## begin
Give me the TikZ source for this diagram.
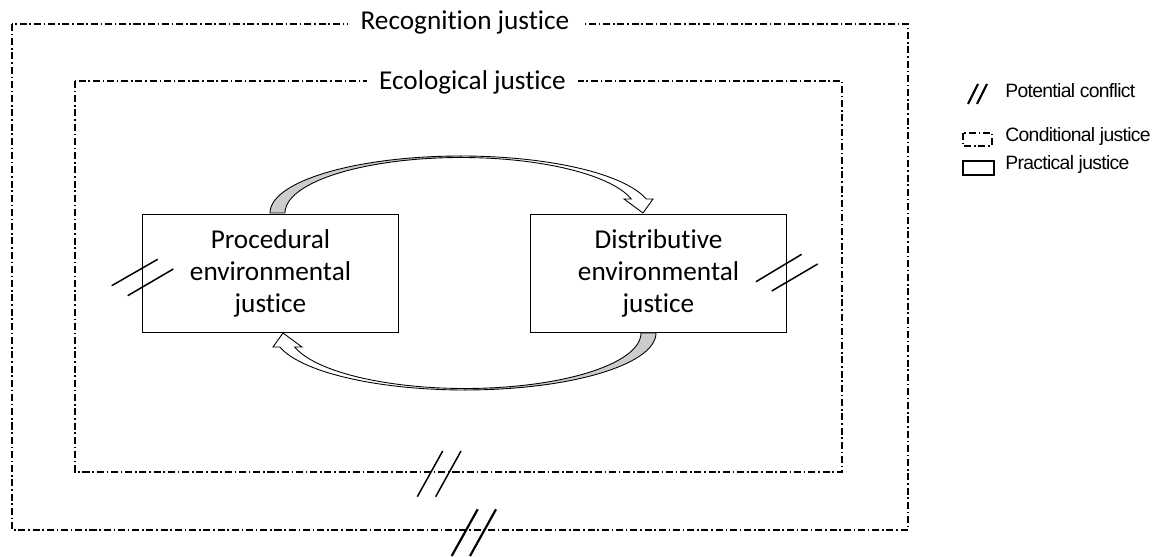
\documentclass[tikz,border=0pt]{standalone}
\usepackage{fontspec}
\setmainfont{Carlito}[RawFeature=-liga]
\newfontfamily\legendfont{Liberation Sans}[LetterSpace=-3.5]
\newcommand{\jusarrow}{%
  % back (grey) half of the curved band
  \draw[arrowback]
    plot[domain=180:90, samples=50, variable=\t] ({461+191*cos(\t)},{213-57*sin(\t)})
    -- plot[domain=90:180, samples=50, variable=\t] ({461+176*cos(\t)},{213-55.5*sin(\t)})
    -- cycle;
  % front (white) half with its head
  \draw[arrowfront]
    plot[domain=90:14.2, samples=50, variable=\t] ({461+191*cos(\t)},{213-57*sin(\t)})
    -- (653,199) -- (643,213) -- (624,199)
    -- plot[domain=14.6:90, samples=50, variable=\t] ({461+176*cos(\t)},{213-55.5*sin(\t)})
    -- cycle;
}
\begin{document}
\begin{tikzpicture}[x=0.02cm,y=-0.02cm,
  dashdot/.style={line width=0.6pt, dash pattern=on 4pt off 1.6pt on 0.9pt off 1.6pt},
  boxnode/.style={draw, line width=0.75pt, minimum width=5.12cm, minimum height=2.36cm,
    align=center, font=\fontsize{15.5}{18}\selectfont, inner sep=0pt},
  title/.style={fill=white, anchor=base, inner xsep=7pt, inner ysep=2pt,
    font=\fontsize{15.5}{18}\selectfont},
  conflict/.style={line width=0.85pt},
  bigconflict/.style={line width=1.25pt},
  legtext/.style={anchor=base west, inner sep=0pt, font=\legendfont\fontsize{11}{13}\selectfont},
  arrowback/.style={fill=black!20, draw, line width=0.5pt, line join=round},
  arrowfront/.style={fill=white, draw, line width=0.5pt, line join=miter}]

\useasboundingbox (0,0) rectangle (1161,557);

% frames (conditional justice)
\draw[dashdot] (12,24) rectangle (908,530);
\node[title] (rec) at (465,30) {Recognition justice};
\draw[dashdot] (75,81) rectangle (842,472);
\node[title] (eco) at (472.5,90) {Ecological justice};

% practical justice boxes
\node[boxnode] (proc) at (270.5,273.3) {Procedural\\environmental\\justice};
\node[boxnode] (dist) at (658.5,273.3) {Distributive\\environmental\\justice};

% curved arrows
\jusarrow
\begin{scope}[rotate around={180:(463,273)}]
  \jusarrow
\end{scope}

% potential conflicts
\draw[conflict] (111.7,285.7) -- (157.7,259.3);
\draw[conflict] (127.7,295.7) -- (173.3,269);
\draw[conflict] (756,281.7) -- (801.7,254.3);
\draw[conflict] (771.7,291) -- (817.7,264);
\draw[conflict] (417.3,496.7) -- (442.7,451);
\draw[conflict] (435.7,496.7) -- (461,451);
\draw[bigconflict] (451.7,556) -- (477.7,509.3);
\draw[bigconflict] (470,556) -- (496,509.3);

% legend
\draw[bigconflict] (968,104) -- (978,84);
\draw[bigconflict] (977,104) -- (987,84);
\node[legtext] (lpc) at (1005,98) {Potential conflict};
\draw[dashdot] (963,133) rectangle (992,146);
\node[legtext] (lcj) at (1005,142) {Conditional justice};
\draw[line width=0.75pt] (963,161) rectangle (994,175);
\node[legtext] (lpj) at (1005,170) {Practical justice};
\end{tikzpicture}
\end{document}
## end
### [WHAT THE TASK ASKS]
From the first line of the listing above, repeat every line through the one holding "(eco) at (472.5,90)". Both ends count, and pictures stay out.

### [RESULT OF THIS TASK]
Give me the TikZ source for this diagram.
\documentclass[tikz,border=0pt]{standalone}
\usepackage{fontspec}
\setmainfont{Carlito}[RawFeature=-liga]
\newfontfamily\legendfont{Liberation Sans}[LetterSpace=-3.5]
\newcommand{\jusarrow}{%
  % back (grey) half of the curved band
  \draw[arrowback]
    plot[domain=180:90, samples=50, variable=\t] ({461+191*cos(\t)},{213-57*sin(\t)})
    -- plot[domain=90:180, samples=50, variable=\t] ({461+176*cos(\t)},{213-55.5*sin(\t)})
    -- cycle;
  % front (white) half with its head
  \draw[arrowfront]
    plot[domain=90:14.2, samples=50, variable=\t] ({461+191*cos(\t)},{213-57*sin(\t)})
    -- (653,199) -- (643,213) -- (624,199)
    -- plot[domain=14.6:90, samples=50, variable=\t] ({461+176*cos(\t)},{213-55.5*sin(\t)})
    -- cycle;
}
\begin{document}
\begin{tikzpicture}[x=0.02cm,y=-0.02cm,
  dashdot/.style={line width=0.6pt, dash pattern=on 4pt off 1.6pt on 0.9pt off 1.6pt},
  boxnode/.style={draw, line width=0.75pt, minimum width=5.12cm, minimum height=2.36cm,
    align=center, font=\fontsize{15.5}{18}\selectfont, inner sep=0pt},
  title/.style={fill=white, anchor=base, inner xsep=7pt, inner ysep=2pt,
    font=\fontsize{15.5}{18}\selectfont},
  conflict/.style={line width=0.85pt},
  bigconflict/.style={line width=1.25pt},
  legtext/.style={anchor=base west, inner sep=0pt, font=\legendfont\fontsize{11}{13}\selectfont},
  arrowback/.style={fill=black!20, draw, line width=0.5pt, line join=round},
  arrowfront/.style={fill=white, draw, line width=0.5pt, line join=miter}]

\useasboundingbox (0,0) rectangle (1161,557);

% frames (conditional justice)
\draw[dashdot] (12,24) rectangle (908,530);
\node[title] (rec) at (465,30) {Recognition justice};
\draw[dashdot] (75,81) rectangle (842,472);
\node[title] (eco) at (472.5,90) {Ecological justice};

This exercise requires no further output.